In statistics, the term y hat (written as ŷ) refers to the estimated value of a response variable in a linear regression model.
We typically write an estimated regression equation as follows:
ŷ = β0 + β1x
- ŷ: The estimated value of the response variable
- β0: The average value of the response variable when the predictor variable is zero
- β1: The average change in the response variable associated with a one unit increase in the predictor variable
For example, suppose we have the following dataset that shows the number of hours studied by six different students along with their final exam scores:
Suppose we use some statistical software (like R, Excel, Python, or even by hand) to fit the following regression model using hours studied as the predictor variable and exam score as the response variable:
Score = 66.615 + 5.0769*(Hours)
The way to interpret the regression coefficients in this model is as follows:
- The average exam score for a student who studies zero hours is 66.615.
- Exam score increases by an average of 5.0769 points for each additional hour studied.
We can use this regression equation to estimate the score of a given student based on the number of hours they studied.
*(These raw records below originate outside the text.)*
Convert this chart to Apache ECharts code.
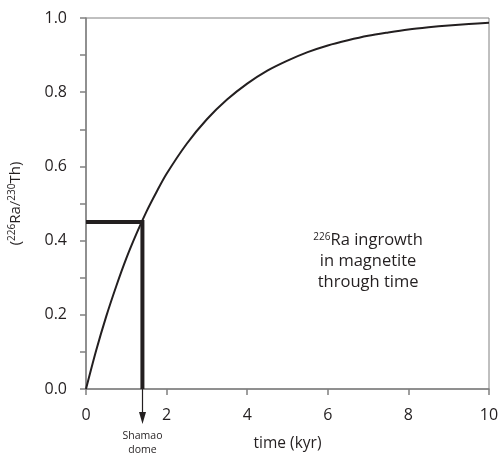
<!DOCTYPE html>
<html>
<head>
<meta charset="utf-8">
<script src="https://cdn.jsdelivr.net/npm/echarts@6/dist/echarts.min.js"></script>
<style>html,body{margin:0;padding:0;background:#fff;}#c{width:502px;height:453px;}</style>
</head>
<body>
<div id="c"></div>
<script>
// time (kyr) and (226Ra/230Th)
var timeKyr = [0, 0.25, 0.5, 0.75, 1, 1.25, 1.5, 1.75, 2, 2.5, 3, 3.5, 4, 4.5, 5, 5.5, 6, 6.5, 7, 7.5, 8, 8.5, 9, 9.5, 10];
var raTh = [0, 0.103, 0.195, 0.277, 0.352, 0.418, 0.478, 0.531, 0.580, 0.661, 0.727, 0.780, 0.823, 0.858, 0.885, 0.908, 0.926, 0.940, 0.952, 0.961, 0.969, 0.975, 0.980, 0.984, 0.987];
// Shamao dome reading
var shamaoAge = [1.4];
var shamaoRatio = [0.45];
var xTickLabels = ['0', '2', '4', '6', '8', '10'];
var yTickLabels = ['0.0', '0.2', '0.4', '0.6', '0.8', '1.0'];

var ink = '#231f20';
var axisGrey = '#808080';
var font = 'Open Sans';

var curve = timeKyr.map(function (t, i) { return [t, raTh[i]]; });
var guide = [[0, shamaoRatio[0]], [shamaoAge[0], shamaoRatio[0]], [shamaoAge[0], 0]];

var chart = echarts.init(document.getElementById('c'), null, {renderer: 'canvas'});
chart.setOption({
  animation: false,
  backgroundColor: '#fff',
  grid: {left: 86, right: 13, top: 18, bottom: 64, containLabel: false, outerBoundsMode: 'none',
         show: true, borderColor: axisGrey, borderWidth: 1, backgroundColor: 'transparent'},
  xAxis: {
    type: 'value', min: 0, max: 10, interval: 2,
    name: 'time (kyr)', nameLocation: 'middle', nameGap: 47,
    nameTextStyle: {fontFamily: font, fontSize: 15.5, color: ink},
    axisLine: {show: true, lineStyle: {color: axisGrey, width: 1.5}},
    axisTick: {show: true, length: 6, lineStyle: {color: axisGrey, width: 1.5}},
    axisLabel: {fontFamily: font, fontSize: 16, color: ink, margin: 18,
      formatter: function (v) { var i = Math.round(v / 2); return xTickLabels[i] || ''; }},
    splitLine: {show: false}
  },
  yAxis: {
    type: 'value', min: 0, max: 1, interval: 0.1,
    name: '({s|226}Ra/{s|230}Th)', nameLocation: 'middle', nameGap: 62,
    nameTextStyle: {fontFamily: font, fontSize: 15, color: ink, lineHeight: 17,
      rich: {s: {fontFamily: font, fontSize: 10, color: ink, verticalAlign: 'top', lineHeight: 17}}},
    axisLine: {show: true, lineStyle: {color: axisGrey, width: 1.5}},
    axisTick: {show: true, length: 6, lineStyle: {color: axisGrey, width: 1.5}},
    axisLabel: {fontFamily: font, fontSize: 16, color: ink, margin: 19,
      formatter: function (v) { var k = Math.round(v * 10); return k % 2 === 0 ? yTickLabels[k / 2] : ''; }},
    splitLine: {show: false}
  },
  series: [
    {type: 'line', data: curve, smooth: 0.3, showSymbol: false, symbol: 'none',
     lineStyle: {color: ink, width: 2}, z: 3},
    {type: 'line', data: guide, showSymbol: false, symbol: 'none',
     lineStyle: {color: ink, width: 4, cap: 'butt', join: 'miter'}, z: 4}
  ]
});

var p = chart.convertToPixel({gridIndex: 0}, [shamaoAge[0], 0]);
var ax = Math.round(p[0]) + 0.5;
var ay = p[1];
var tp = chart.convertToPixel({gridIndex: 0}, [7, 0.345]);
chart.setOption({
  graphic: [
    {type: 'line', shape: {x1: ax, y1: ay, x2: ax, y2: ay + 28}, style: {stroke: ink, lineWidth: 1.2}, z: 10},
    {type: 'polygon', shape: {points: [[ax - 3.5, ay + 23], [ax + 3.5, ay + 23], [ax, ay + 35]]}, style: {fill: ink}, z: 10},
    {type: 'text', x: ax, y: ay + 54, style: {text: 'Shamao\ndome', fontFamily: font, fontSize: 10.5, lineHeight: 14, fill: ink, align: 'center', verticalAlign: 'middle'}, z: 10},
    {type: 'text', x: tp[0], y: tp[1], style: {
      text: '{s|226}{m|Ra ingrowth}\n{m|in magnetite}\n{m|through time}',
      align: 'center', verticalAlign: 'middle', fill: ink,
      rich: {
        m: {fontFamily: font, fontSize: 16.5, lineHeight: 21, fill: ink},
        s: {fontFamily: font, fontSize: 10, lineHeight: 21, verticalAlign: 'top', fill: ink, padding: [3, 0, 0, 0]}
      }}, z: 10}
  ]
});
</script>
</body>
</html>
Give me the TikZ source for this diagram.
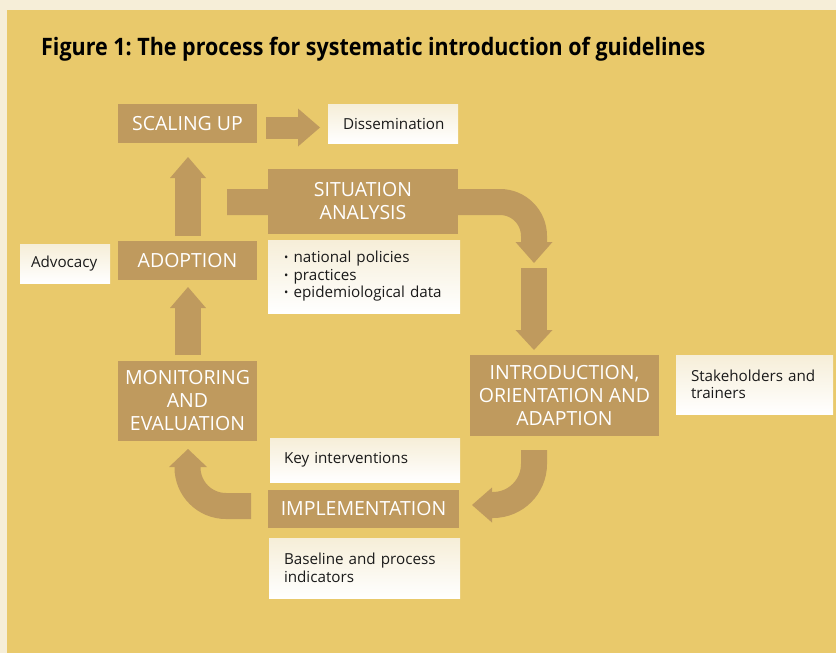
\documentclass[tikz,border=0pt]{standalone}
\usepackage{fontspec}
\setmainfont{Open Sans}
\usepackage{graphicx}
\definecolor{cream}{HTML}{F6EED8}
\definecolor{gold}{HTML}{E9C96B}
\definecolor{boxbrown}{HTML}{BF9A5E}
\definecolor{ink}{HTML}{1A1A1A}
\newcommand{\smallbul}{\raisebox{0.12ex}{\scalebox{0.75}{•}}\hspace{0.35em}}
\tikzset{
  stage/.style={fill=boxbrown, text=white, font=\fontsize{19.5}{23}\selectfont, align=center, inner sep=0pt},
  note/.style={top color=cream, bottom color=white, text=ink, font=\fontsize{15.2}{17.5}\selectfont, align=left, inner ysep=0pt},
  shaft/.style={draw=boxbrown, line width=26pt},
  head/.style={fill=boxbrown},
}
\begin{document}
\begin{tikzpicture}[x=1pt,y=-1pt]
\useasboundingbox (0,0) rectangle (836,653);
\fill[cream] (0,0) rectangle (836,653);
\fill[gold] (7,10) rectangle (836,653);

\node[anchor=base west, text=black, font=\fontsize{24}{28}\selectfont\bfseries, inner sep=0pt] (title) at (41,56)
  {\scalebox{0.895}[1]{Figure 1:\ The process for systematic introduction of guidelines}};

% block arrows (behind the boxes)
\coordinate (r1) at (266,127.5); \coordinate (r2) at (299,127.5);
\draw[shaft, line width=22pt] (r1) -- (r2);
\fill[head] (298,108.5) -- (320,127.5) -- (298,146.5) -- cycle;

\coordinate (u1) at (188,236); \coordinate (u2) at (188,177);
\draw[shaft] (u1) -- (u2);
\fill[head] (170,178) -- (188,157) -- (206,178) -- cycle;

\coordinate (u3) at (188,355); \coordinate (u4) at (188,307);
\draw[shaft] (u3) -- (u4);
\fill[head] (170,308) -- (188,287) -- (206,308) -- cycle;

\coordinate (s1) at (227,202);
\draw[shaft] (s1) -- (500,202) arc(-90:0:34) -- (534,243);
\fill[head] (515.5,242) -- (534,263) -- (552.5,242) -- cycle;

\coordinate (d1) at (534,268); \coordinate (d2) at (534,331);
\draw[shaft] (d1) -- (d2);
\fill[head] (515.5,330) -- (534,350) -- (552.5,330) -- cycle;

\coordinate (i1) at (534,450);
\draw[shaft] (i1) -- (534,464) arc(0:90:41) -- (491,505);
\fill[head] (492,487.5) -- (472,505) -- (492,522.5) -- cycle;

\coordinate (m1) at (251,506);
\draw[shaft] (m1) -- (226,506) arc(90:180:38.5) -- (187.5,466);
\fill[head] (169,467) -- (188,449) -- (207,467) -- cycle;

% stage boxes
\node[stage, minimum width=139, minimum height=39] (scal) at (187.5,123.5) {SCALING UP};
\node[stage, minimum width=190, minimum height=65] (sit) at (363,201.5) {SITUATION\\ANALYSIS};
\node[stage, minimum width=139, minimum height=39] (adopt) at (187.5,260.5) {ADOPTION};
\node[stage, minimum width=139, minimum height=80] (monit) at (187.5,401) {MONITORING\\AND\\EVALUATION};
\node[stage, minimum width=189, minimum height=81] (intro) at (564.5,395.5) {INTRODUCTION,\\ORIENTATION AND\\ADAPTION};
\node[stage, minimum width=191, minimum height=38] (impl) at (363.5,509) {IMPLEMENTATION};

% note boxes
\node[note, inner xsep=15, text width=100, minimum height=39] (diss) at (393,123.5) {Dissemination};
\node[note, inner xsep=11, text width=68, minimum height=39] (advoc) at (65,263.5) {Advocacy};
\node[note, inner xsep=16, text width=160, minimum height=73] (bull) at (364,276.5)
  {\smallbul national policies\\\smallbul practices\\\smallbul epidemiological data};
\node[note, inner xsep=15, text width=127, minimum height=59] (stake) at (754.5,384.5) {Stakeholders and\\trainers};
\node[note, inner xsep=14, text width=162, minimum height=44] (key) at (365,460) {Key interventions};
\node[note, inner xsep=15, text width=161, minimum height=60] (base) at (364.5,568) {Baseline and process\\indicators};
\end{tikzpicture}
\end{document}
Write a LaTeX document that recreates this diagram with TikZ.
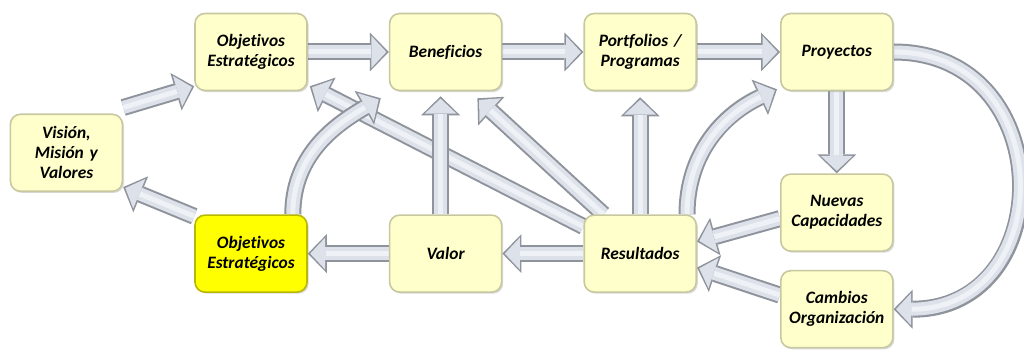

For example, a student who studies for 3 hours is predicted to get a score of:
Score = 66.615 + 5.0769*(3) = 81.85
Why is Y Hat Used?
The “hat” symbol in statistics is used to denote any term that is “estimated.” For example, ŷ is used to denote an estimated response variable.
Typically when we fit linear regression models, we use a sample of data from a population since it’s more convenient and less time-consuming than collecting data for every possible observation in a population.
So, when we find a regression equation we’re only estimating the true relationship between a predictor variable and a response variable.
This is why we use the term ŷ in the regression equation instead of y.